It thus appears that anyone who has worked for the EU Commission risks their pension if they dare criticise it.
Lord Mandelson is entitled to the cash because he was the EU's trade commissioner from November 2004 to the middle of last year.
Under the terms of the deal, he will receive an index-linked pension of £31,000 a year when he turns 65. The cost of buying such a deal on the private market would be £550,000.
This is in addition to more than £234,000 of "top-up" salary payments and a £15,000 resettlement fee which he will receive over the next three years.
However, European Union rules show that if he speaks out against Europe as a former Commissioner he could be stripped of his pension altogether.
Documents seen by campaigners show that Lord Mandelson and other Commissioners have to abide by certain obligations "both during and after their term of office".

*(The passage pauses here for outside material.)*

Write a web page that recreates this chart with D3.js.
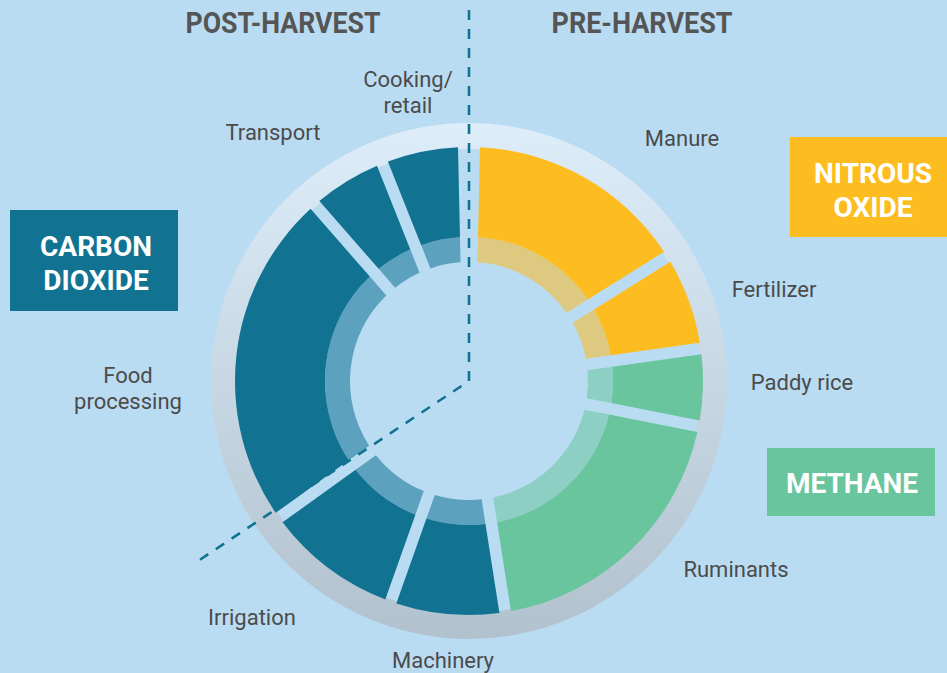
<!DOCTYPE html>
<html>
<head>
<meta charset="utf-8">
<script src="https://cdn.jsdelivr.net/npm/d3@7"></script>
<style>
  body { margin: 0; background: #badcf3; }
  svg { display: block; }
</style>
</head>
<body>
<svg id="chart"></svg>
<script>
// emission sources, clockwise from 12 o'clock
const sources = ["Manure", "Fertilizer", "Paddy rice", "Ruminants", "Machinery",
                 "Irrigation", "Food processing", "Transport", "Cooking/retail"];
const sourceLines = [["Manure"], ["Fertilizer"], ["Paddy rice"], ["Ruminants"], ["Machinery"],
                     ["Irrigation"], ["Food", "processing"], ["Transport"], ["Cooking/", "retail"]];
// share of food system emissions (%)
const shares = [16.2, 6.4, 4.9, 20.2, 7.7, 9.6, 24.6, 5.0, 5.3];
const gases = ["n2o", "n2o", "ch4", "ch4", "co2", "co2", "co2", "co2", "co2"];

const gasKeys = ["co2", "n2o", "ch4"];
const gasLines = [["CARBON", "DIOXIDE"], ["NITROUS", "OXIDE"], ["METHANE"]];
const stages = ["POST-HARVEST", "PRE-HARVEST"];

const width = 947;
const height = 673;
const cx = 469, cy = 381;

const darkColor = d3.scaleOrdinal().domain(gasKeys).range(["#117391", "#fdbd21", "#69c59d"]);
const lightColor = d3.scaleOrdinal().domain(gasKeys).range(["#5ca2bf", "#ddca80", "#8dcfc3"]);

// hand placed label anchors (x centre, first baseline)
const labelPos = [[682, 146], [774, 297], [802, 390], [736, 577], [443, 668],
                  [252, 625], [128, 383], [273, 140], [408, 87]];
const boxes = [
  { x: 10, y: 210, w: 168, h: 101, tx: 96, ty: 256 },
  { x: 790, y: 137, w: 157, h: 100, tx: 873, ty: 183 },
  { x: 767, y: 448, w: 168, h: 68, tx: 852, ty: 493 }
];
const stagePos = [[283, 33, 195], [642, 33, 181]];

const svg = d3.select("#chart")
  .attr("width", width)
  .attr("height", height)
  .style("font-family", "Roboto, 'Open Sans', sans-serif");

svg.append("rect")
  .attr("width", width)
  .attr("height", height)
  .attr("fill", "#badcf3");

const defs = svg.append("defs");
const grad = defs.append("linearGradient")
  .attr("id", "ring-grad")
  .attr("x1", 0).attr("y1", 0).attr("x2", 0).attr("y2", 1);
grad.append("stop").attr("offset", "0%").attr("stop-color", "#ddedf9");
grad.append("stop").attr("offset", "100%").attr("stop-color", "#b1c1ce");

const g = svg.append("g")
  .attr("transform", "translate(" + cx + "," + cy + ")");

// grey outer ring
g.append("path")
  .attr("d", d3.arc().innerRadius(232).outerRadius(258).startAngle(0).endAngle(2 * Math.PI)())
  .attr("fill", "url(#ring-grad)");

const data = sources.map((s, i) => ({ source: s, share: shares[i], gas: gases[i], lines: sourceLines[i], pos: labelPos[i] }));

const topGap = 0.022;
const pie = d3.pie()
  .sort(null)
  .value(d => d.share)
  .startAngle(topGap)
  .endAngle(2 * Math.PI - topGap)
  .padAngle(0.05);

const arcs = pie(data);

const outerArc = d3.arc().innerRadius(144).outerRadius(234).padRadius(234);
const innerArc = d3.arc().innerRadius(119).outerRadius(144).padRadius(234);

g.selectAll("path.inner")
  .data(arcs)
  .join("path")
  .attr("class", "inner")
  .attr("d", innerArc)
  .attr("fill", d => lightColor(d.data.gas));

g.selectAll("path.outer")
  .data(arcs)
  .join("path")
  .attr("class", "outer")
  .attr("d", outerArc)
  .attr("fill", d => darkColor(d.data.gas));

// dashed divider between post- and pre-harvest
const diagEnd = d3.pointRadial(4.126, 327);
g.append("path")
  .attr("d", d3.line()([[0, 10 - cy], [0, 0], diagEnd]))
  .attr("fill", "none")
  .attr("stroke", "#117391")
  .attr("stroke-width", 2.6)
  .attr("stroke-dasharray", "10,9");

// slice labels
const labels = svg.append("g")
  .attr("fill", "#4b4b4b")
  .attr("font-size", 22)
  .attr("text-anchor", "middle");

labels.selectAll("text")
  .data(data)
  .join("text")
  .attr("x", d => d.pos[0])
  .attr("y", d => d.pos[1])
  .selectAll("tspan")
  .data(d => d.lines.map(l => ({ text: l, x: d.pos[0] })))
  .join("tspan")
  .attr("x", d => d.x)
  .attr("dy", (d, i) => i ? 26 : 0)
  .text(d => d.text);

// stage headings
svg.selectAll("text.stage")
  .data(stages)
  .join("text")
  .attr("class", "stage")
  .attr("x", (d, i) => stagePos[i][0])
  .attr("y", (d, i) => stagePos[i][1])
  .attr("textLength", (d, i) => stagePos[i][2])
  .attr("lengthAdjust", "spacingAndGlyphs")
  .attr("text-anchor", "middle")
  .attr("font-size", 30)
  .attr("font-weight", 700)
  .attr("fill", "#555555")
  .text(d => d);

// gas boxes
const legend = svg.selectAll("g.gas")
  .data(gasKeys)
  .join("g")
  .attr("class", "gas");

legend.append("rect")
  .attr("x", (d, i) => boxes[i].x)
  .attr("y", (d, i) => boxes[i].y)
  .attr("width", (d, i) => boxes[i].w)
  .attr("height", (d, i) => boxes[i].h)
  .attr("fill", d => darkColor(d));

legend.append("text")
  .attr("text-anchor", "middle")
  .attr("font-size", 28)
  .attr("font-weight", 700)
  .attr("fill", "#ffffff")
  .selectAll("tspan")
  .data((d, i) => gasLines[i].map(l => ({ text: l, b: boxes[i] })))
  .join("tspan")
  .attr("x", d => d.b.tx)
  .attr("y", (d, i) => d.b.ty + i * 34)
  .text(d => d.text);
</script>
</body>
</html>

One of these obligations as a staff member of the Commission is to maintain a "duty of loyalty to the Communities".
The rules also note that "an official has the right to freedom of expression, with due respect to the principles of loyalty and impartiality".
If they fail to demonstrate loyalty to the EU, Lord Mandelson can be "deprived of his right to a pension or other benefits", the rules say.
The TaxPayers' Alliance, the campaign group that has uncovered the threat to his pension, said Lord Mandelson had to resolve this "conflict of interest".